Trois couleurs : Bleu

un film de Krzysztof Kieslowski (1993)

Diffraction

Juliette Binoche n'a même pas attendu la trentaine pour porter un film sur ses épaules sans frémir. Ou peut-être est-ce parce que sa sensibilité résonne en moi, que je ne lui connais pas une seule interprétation qui ne m'ait fait ravaler mes larmes, depuis Mauvais Sang jusqu'à Camille Claudel, 1915.

D'individualités, on le verra, il est justement très question dans la série des Trois Couleurs de Kieslowski. Le scénario de Bleu démarre sur un accident traumatisant qui a ouvert la porte à d'innombrables contes misérabilistes. Le film prend rapidement le contre-pied de ce schéma, Julie (Binoche) cherchant à dompter son deuil, à l'étouffer pour ne pas en souffrir. Cette distanciation, intrépide en surface, l'empêche toutefois de consommer sa douleur persistante. Selon une histoire somme toute connue, elle ne parvient à reprendre le fil de sa vie, à ne plus "faire rien", qu'à partir du moment où elle s'autorise à faire face à ses démons. Ce qui est nettement moins conventionnel, c'est la double recherche esthétique menée par Kieslowski.
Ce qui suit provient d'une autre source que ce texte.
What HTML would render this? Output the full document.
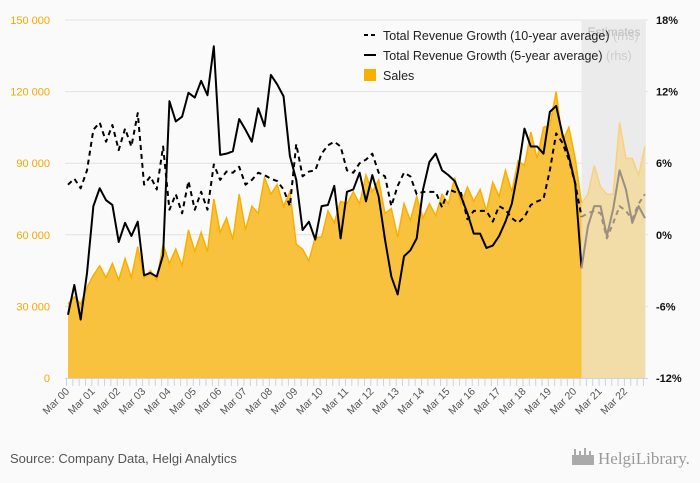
<!DOCTYPE html>
<html><head><meta charset="utf-8"><style>
body{margin:0;background:#fafafa;font-family:"Liberation Sans",sans-serif}
svg{display:block}
</style></head><body>
<svg id="chart" width="700" height="483" viewBox="0 0 700 483" xmlns="http://www.w3.org/2000/svg">
<rect width="700" height="483" fill="#fafafa"/>
<g id="grid"></g>
<rect id="est" fill="#ebebeb"/>
<text x="614" y="36" font-size="12" fill="#bbb" text-anchor="middle">Estimates</text>
<g id="marks"></g>
<g id="axes"></g>
<g font-size="12.5" fill="#222">
<line x1="364" y1="35" x2="376" y2="35" stroke="#000" stroke-width="2" stroke-dasharray="4,3"/>
<text x="383" y="40">Total Revenue Growth (10-year average) <tspan fill="#ccc">(rhs)</tspan></text>
<line x1="364" y1="55" x2="376" y2="55" stroke="#000" stroke-width="2"/>
<text x="383" y="60">Total Revenue Growth (5-year average) <tspan fill="#ccc">(rhs)</tspan></text>
<rect x="364" y="69" width="12" height="12" fill="#f8b000"/>
<text x="383" y="80">Sales</text>
</g>
<text x="10" y="463" font-size="13" fill="#555">Source: Company Data, Helgi Analytics</text>
<text x="598" y="464" font-size="17" fill="#999" font-family="Liberation Serif, serif">HelgiLibrary.</text>
<g fill="#aaa"><rect x="572" y="455" width="22" height="10"/><rect x="574" y="449" width="2" height="6"/><rect x="579" y="451" width="2" height="4"/><rect x="584" y="448" width="2" height="7"/><rect x="589" y="451" width="2" height="4"/></g>
</svg>
<script>
const sales=[31,34,31,38,43,47,42,48,41,50,42,55,42,45,41,56,48,54,47,62,53,61,53,75,61,67,58,77,62,72,69,84,77,81,72,78,56,54,49,59,59,70,65,74,73,78,73,85,78,83,69,71,59,73,66,76,67,73,68,77,73,84,73,80,74,79,70,82,76,87,78,91,89,103,92,105,106,120,99,105,92,73,77,89,80,77,77,107,92,92,85,97];
const growth10=[4.2,4.7,3.9,5.4,8.8,9.4,7.8,9.2,7.1,8.9,7.4,10.2,4.2,4.9,3.8,7.4,2.1,3.4,1.8,4.5,2.1,3.6,2.1,5.9,4.6,5.3,5.2,5.7,4.2,4.6,5.2,5.0,4.7,4.5,3.8,2.4,7.6,4.9,5.3,5.4,6.8,7.5,7.8,7.4,5.4,5.2,6.0,6.3,6.8,5.2,4.9,2.4,4.1,5.2,4.9,3.4,3.6,3.6,3.6,2.3,3.8,3.6,3.5,1.3,2.0,2.0,2.0,1.1,2.4,2.1,1.4,1.0,1.5,2.5,2.8,3.0,5.4,8.5,7.7,6.3,4.3,1.5,1.8,2.0,1.8,-0.3,1.0,2.4,2.0,1.3,2.6,3.4];
const growth5=[-6.7,-4.2,-7.1,-3.2,2.4,3.9,2.9,2.5,-0.6,1.0,-0.1,1.1,-3.4,-3.2,-3.5,-1.7,11.2,9.5,9.9,11.9,11.5,12.9,11.7,15.8,6.7,6.8,7.0,9.7,8.8,7.8,10.6,9.1,13.4,12.6,11.6,6.6,4.6,0.4,1.1,-0.4,2.4,2.5,4.1,-0.3,3.6,3.8,5.2,2.8,5.0,3.2,-0.4,-3.5,-5.0,-1.8,-1.3,-0.3,3.8,6.1,6.8,5.4,5.0,4.5,3.2,1.8,0.1,0.1,-1.1,-0.9,-0.1,1.1,2.6,5.4,8.9,7.4,7.4,6.8,10.3,10.8,8.4,6.6,4.3,-2.8,0.7,2.4,2.4,-0.1,2.2,5.4,3.8,1.0,2.4,1.4];
const leftTicks=[0,30000,60000,90000,120000,150000];
const leftLabels=["0","30 000","60 000","90 000","120 000","150 000"];
const rightTicks=[-12,-6,0,6,12,18];
const rightLabels=["-12%","-6%","0%","6%","12%","18%"];
const firstEstimate=81;
const NS="http://www.w3.org/2000/svg";
const x0=68,step=6.34,yB=378,yT=20;
const X=i=>x0+i*step;
const YL=v=>yB-(v*1000)/150000*(yB-yT);
const YR=p=>yB-(p+12)/30*(yB-yT);
function mk(t,a,p){const e=document.createElementNS(NS,t);for(const k in a)e.setAttribute(k,a[k]);p.appendChild(e);return e;}
const grid=document.getElementById('grid'),marks=document.getElementById('marks'),axes=document.getElementById('axes');
leftTicks.forEach((v,i)=>{const y=yB-v/150000*(yB-yT);
 if(v>0){const l=mk('line',{x1:65,x2:648,y1:y,y2:y,stroke:'#e2e2e2'},grid);
 
 }
 const t=mk('text',{x:50,y:y+4,'text-anchor':'end','font-size':11,fill:'#f5a800'},axes);t.textContent=leftLabels[i];
 
 });
rightTicks.forEach((p,i)=>{const t=mk('text',{x:656,y:YR(p)+4,'font-size':11,'font-weight':'bold',fill:'#111'},axes);t.textContent=rightLabels[i];
 
 });
const n=sales.length;
const est=document.getElementById('est');
est.setAttribute('x',X(firstEstimate));est.setAttribute('y',yT);est.setAttribute('width',X(n-1)-X(firstEstimate)+1);est.setAttribute('height',yB-yT);
function area(a,b,fill,stroke,name){let d='M'+X(a)+','+yB;for(let i=a;i<=b;i++)d+='L'+X(i)+','+YL(sales[i]);d+='L'+X(b)+','+yB+'Z';
 const p=mk('path',{d:d,fill:fill},marks);
 
 
 let d2='';for(let i=a;i<=b;i++)d2+=(i==a?'M':'L')+X(i)+','+YL(sales[i]);
 mk('path',{d:d2,fill:'none',stroke:stroke,'stroke-width':1.5},marks);}
area(0,firstEstimate,'#f8c23e','#f8b000','sales-area');
area(firstEstimate,n-1,'#f2dca8','#f6d27f','sales-estimate-area');
function line(arr,a,b,col,dash,name){let d='';for(let i=a;i<=b;i++)d+=(i==a?'M':'L')+X(i)+','+YR(arr[i]);
 const p=mk('path',{d:d,fill:'none',stroke:col,'stroke-width':2,'stroke-dasharray':dash,'stroke-linejoin':'round'},marks);
 
 }
line(growth10,0,firstEstimate,'#000','5,4','growth-10y-line');
line(growth10,firstEstimate,n-1,'#9a8f80','5,4','growth-10y-estimate-line');
line(growth5,0,firstEstimate,'#000','none','growth-5y-line');
line(growth5,firstEstimate,n-1,'#9a8f80','none','growth-5y-estimate-line');
mk('line',{x1:65,x2:648,y1:yB+0.5,y2:yB+0.5,stroke:'#c8d4e6'},axes);
for(let i=0;i<n;i++){mk('line',{x1:X(i)-1.5,x2:X(i)-1.5,y1:yB,y2:yB+8,stroke:'#c8d4e6'},axes);}
for(let i=0;i<n;i+=4){const yr=String(i/4).padStart(2,'0');const xx=X(i)+2,yy=yB+14;
 const t=mk('text',{x:xx,y:yy,'font-size':10.5,fill:'#555','text-anchor':'end',transform:'rotate(-45 '+xx+' '+yy+')'},axes);t.textContent='Mar '+yr;
 
 }
</script>
</body></html>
D'une part, au niveau de la musique. Les frontières de son usage diégétique sont douloureusement brouillées, Julie étant poursuivie par des hallucinations sonores relatives aux compositions classiques (achevées, ou bien encore en potentiel) de son mari décédé. Ces éclairs géniaux brisent à répétition les efforts rationnels de Julie, désespérée d'oublier. Même le montage visuel du film semble parfois s'incliner devant le caractère transcendantal de ces mouvements mélancoliques et écorchés.
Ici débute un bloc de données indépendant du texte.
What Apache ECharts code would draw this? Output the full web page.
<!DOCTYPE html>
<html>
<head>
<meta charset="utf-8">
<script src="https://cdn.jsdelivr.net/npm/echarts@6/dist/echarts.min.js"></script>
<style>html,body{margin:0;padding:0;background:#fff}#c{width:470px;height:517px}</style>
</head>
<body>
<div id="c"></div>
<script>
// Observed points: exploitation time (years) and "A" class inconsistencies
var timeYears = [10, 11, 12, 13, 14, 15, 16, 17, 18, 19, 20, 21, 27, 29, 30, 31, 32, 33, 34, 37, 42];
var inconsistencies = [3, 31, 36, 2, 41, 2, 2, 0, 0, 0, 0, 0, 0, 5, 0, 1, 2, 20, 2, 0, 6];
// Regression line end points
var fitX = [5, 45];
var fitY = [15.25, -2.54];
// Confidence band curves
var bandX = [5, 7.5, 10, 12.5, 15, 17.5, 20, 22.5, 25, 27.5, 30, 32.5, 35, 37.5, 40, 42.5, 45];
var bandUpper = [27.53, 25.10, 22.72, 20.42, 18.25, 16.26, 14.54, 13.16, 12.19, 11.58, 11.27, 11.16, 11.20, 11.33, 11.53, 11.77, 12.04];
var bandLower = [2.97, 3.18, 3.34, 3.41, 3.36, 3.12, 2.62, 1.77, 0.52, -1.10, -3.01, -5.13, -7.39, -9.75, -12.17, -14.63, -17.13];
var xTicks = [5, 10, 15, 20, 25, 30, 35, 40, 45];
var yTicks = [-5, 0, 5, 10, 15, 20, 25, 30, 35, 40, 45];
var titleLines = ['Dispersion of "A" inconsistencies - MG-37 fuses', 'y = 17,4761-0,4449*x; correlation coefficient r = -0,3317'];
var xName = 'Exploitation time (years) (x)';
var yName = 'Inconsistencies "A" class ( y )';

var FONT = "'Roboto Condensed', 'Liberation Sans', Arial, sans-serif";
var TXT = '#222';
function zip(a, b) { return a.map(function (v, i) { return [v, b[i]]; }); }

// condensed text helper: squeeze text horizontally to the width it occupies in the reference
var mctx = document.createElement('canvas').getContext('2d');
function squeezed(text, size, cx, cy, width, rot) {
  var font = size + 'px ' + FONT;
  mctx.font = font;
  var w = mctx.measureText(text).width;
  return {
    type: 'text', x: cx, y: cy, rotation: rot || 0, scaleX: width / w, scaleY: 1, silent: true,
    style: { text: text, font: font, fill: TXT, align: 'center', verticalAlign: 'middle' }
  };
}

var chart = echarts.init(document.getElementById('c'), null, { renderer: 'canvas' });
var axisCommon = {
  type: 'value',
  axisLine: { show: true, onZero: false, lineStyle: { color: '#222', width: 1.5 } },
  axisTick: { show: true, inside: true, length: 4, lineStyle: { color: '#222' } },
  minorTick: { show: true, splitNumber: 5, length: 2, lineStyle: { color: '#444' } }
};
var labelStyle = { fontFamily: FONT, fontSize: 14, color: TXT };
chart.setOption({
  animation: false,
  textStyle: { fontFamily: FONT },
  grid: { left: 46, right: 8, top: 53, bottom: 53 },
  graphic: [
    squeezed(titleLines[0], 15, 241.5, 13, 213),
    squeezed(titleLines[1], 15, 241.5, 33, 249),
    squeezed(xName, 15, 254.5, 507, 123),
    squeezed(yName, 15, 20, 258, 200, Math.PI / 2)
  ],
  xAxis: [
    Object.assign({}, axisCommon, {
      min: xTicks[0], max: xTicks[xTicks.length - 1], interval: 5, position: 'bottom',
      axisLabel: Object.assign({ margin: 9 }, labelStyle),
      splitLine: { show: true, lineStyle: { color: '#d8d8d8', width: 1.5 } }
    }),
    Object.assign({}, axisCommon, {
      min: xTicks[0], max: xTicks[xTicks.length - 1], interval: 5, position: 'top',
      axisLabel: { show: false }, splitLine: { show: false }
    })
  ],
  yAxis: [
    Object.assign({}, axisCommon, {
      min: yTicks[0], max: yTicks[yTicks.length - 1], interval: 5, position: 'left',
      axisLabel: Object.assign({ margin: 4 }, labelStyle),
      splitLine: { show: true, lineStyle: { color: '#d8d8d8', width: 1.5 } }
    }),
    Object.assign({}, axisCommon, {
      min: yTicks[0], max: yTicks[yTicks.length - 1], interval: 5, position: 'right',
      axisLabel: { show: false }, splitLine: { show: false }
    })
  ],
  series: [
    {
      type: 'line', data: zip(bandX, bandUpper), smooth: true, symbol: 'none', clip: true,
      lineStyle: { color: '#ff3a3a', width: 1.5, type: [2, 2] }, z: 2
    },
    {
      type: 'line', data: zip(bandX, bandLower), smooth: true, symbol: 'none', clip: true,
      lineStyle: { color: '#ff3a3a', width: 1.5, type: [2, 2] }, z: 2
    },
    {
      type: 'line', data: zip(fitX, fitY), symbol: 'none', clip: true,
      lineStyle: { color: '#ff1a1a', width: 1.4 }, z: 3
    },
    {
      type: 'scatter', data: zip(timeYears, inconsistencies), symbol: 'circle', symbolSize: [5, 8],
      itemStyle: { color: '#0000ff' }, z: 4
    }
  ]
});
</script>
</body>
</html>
D'autre part, au niveau de la couleur (compte tenu du titre et de l'affiche, personne n'est surpris). De multiples teintes de bleu imprègnent les plans du film, avec d'ailleurs suffisamment de variété dans les procédés employés pour que des filtres intégraux, ailleurs grossiers, paraissent ici envoûtants et profonds. L'intervention du bleu dans certains plans, par le biais d'aberrations optiques, confine parfois à l'abstraction ; c'est à ce caractère artificiel que la résurgence colorimétrique doit sa capacité à rivaliser avec la puissance d'évocation des irruptions symphoniques. Kieslowski rend l'interprétation sensorielle des images presque aussi subjective que celle du son. Sa réserve ne doit pas occulter la puissance d'un geste dont la plupart des cinéastes ne comprendraient même pas le principe. On fait battre le coeur du septième art, là, et moi ca me plaît.
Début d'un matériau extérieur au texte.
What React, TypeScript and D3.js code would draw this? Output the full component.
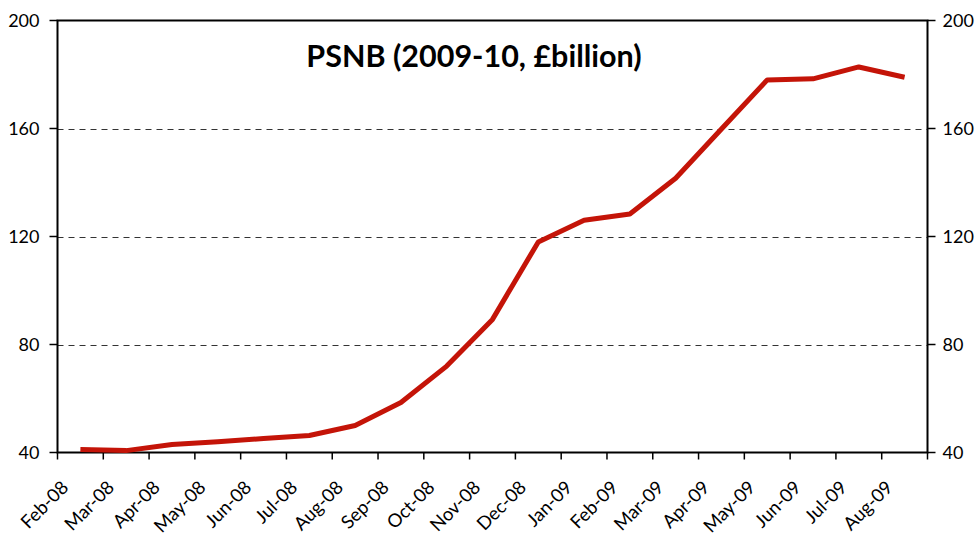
import React from "react";
import * as d3 from "d3";

const categories = ["Feb-08","Mar-08","Apr-08","May-08","Jun-08","Jul-08","Aug-08","Sep-08","Oct-08","Nov-08","Dec-08","Jan-09","Feb-09","Mar-09","Apr-09","May-09","Jun-09","Jul-09","Aug-09"];
const psnb = [41.1,40.7,43,44,45.2,46.3,50,58.5,72,89.3,118,126,128.3,141.6,159.8,178,178.4,182.8,179];
const yTicks = [40,80,120,160,200];
const gridTicks = [80,120,160];
const title = "PSNB (2009-10, £billion)";

export default function App() {
  const W = 980, H = 538;
  const left = 57.5, right = 927.5, top = 20.5, bottom = 452.5;
  const font = "Lato, 'Open Sans', sans-serif";
  const x = d3.scaleBand<string>().domain(categories).range([left, right]).paddingInner(0).paddingOuter(0);
  const y = d3.scaleLinear().domain([40, 200]).range([bottom, top]);
  const line = d3.line<number>()
    .x((_, i) => (x(categories[i]) as number) + x.bandwidth() / 2)
    .y((d) => y(d));
  const boundaries = categories.map((c) => x(c) as number).concat([right]);
  return (
    <svg width={W} height={H} style={{ position: "absolute", left: 0, top: 0 }}>
      <rect x={0} y={0} width={W} height={H} fill="#fff" />
      {gridTicks.map((t) => (
        <line key={t} x1={left} x2={right} y1={Math.round(y(t)) + 0.5} y2={Math.round(y(t)) + 0.5} stroke="#333" strokeWidth={1} strokeDasharray="6,5" />
      ))}
      <rect x={left} y={top} width={right - left} height={bottom - top} fill="none" stroke="#000" strokeWidth={2} />
      {yTicks.map((t) => (
        <g key={t}>
          <line x1={left - 8} x2={left} y1={y(t)} y2={y(t)} stroke="#000" strokeWidth={1.5} />
          <line x1={right} x2={right + 8} y1={y(t)} y2={y(t)} stroke="#000" strokeWidth={1.5} />
          <text x={left - 18} y={y(t)} dy="0.36em" textAnchor="end" fontFamily={font} fontSize={18} fill="#000">{t}</text>
          <text x={right + 15} y={y(t)} dy="0.36em" textAnchor="start" fontFamily={font} fontSize={18} fill="#000">{t}</text>
        </g>
      ))}
      {boundaries.map((b, i) => (
        <line key={i} x1={b} x2={b} y1={bottom} y2={bottom + 7} stroke="#000" strokeWidth={1.5} />
      ))}
      {categories.map((c) => {
        const cx = (x(c) as number) + x.bandwidth() / 2;
        return (
          <text key={c} transform={`translate(${cx - 20},${bottom + 27}) rotate(-45)`} textAnchor="end" dy="0.7em" fontFamily={font} fontSize={18.5} fill="#000">{c}</text>
        );
      })}
      <path d={line(psnb) || ""} fill="none" stroke="#C41408" strokeWidth={5} strokeLinejoin="round" />
      <text x={474} y={67} textAnchor="middle" fontFamily={font} fontWeight="bold" fontSize={30.5} fill="#000">{title}</text>
    </svg>
  );
}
Le bleu semble d'abord symboliser le deuil de Julie. La couleur la poursuit incessamment ; son apparition juste avant l'incident lui confère même une dimension de malédiction. Et puis peu à peu, notre regard et celui de Julie changeant simultanément, la teinte honnie n'est plus l'ennemi blessant, mais le marqueur du souvenir.

Enfin la douleur s'érode, et le bleu se révèle comme un compagnon intérieur, qui précède de loin l'accident. Comme l'indiquait après tout sa tentative de suicide, Julie s'était retournée contre elle-même, écoeurée par la culpabilité de la survie. Il fallait qu'elle se redécouvre, accepte à nouveau ses passions, qu'elles soient artistiques, professionnelles, ou sexuelles.

En qualifiant sans ambage Julie de bienfaisante et généreuse, l'ancienne amante de son mari synthétise à fleur de peau ce qu'exprimait, quelques scènes auparavant, sa voisine en sanglots. Distante, perdue entre ses rêveries et ses cauchemars, peut-être blessante par omission, mais toujours présente si on a vraiment besoin d'elle. Tout un portrait qui s'exprime encore lors de la scène de la vieille femme et du container à verre, test de personnalité amené à se répéter pour les deux autres protagonistes de la trilogie de Kieslowski. Un bleu sans fond, indépendant et anxieux, et pourtant absorbant et empathique.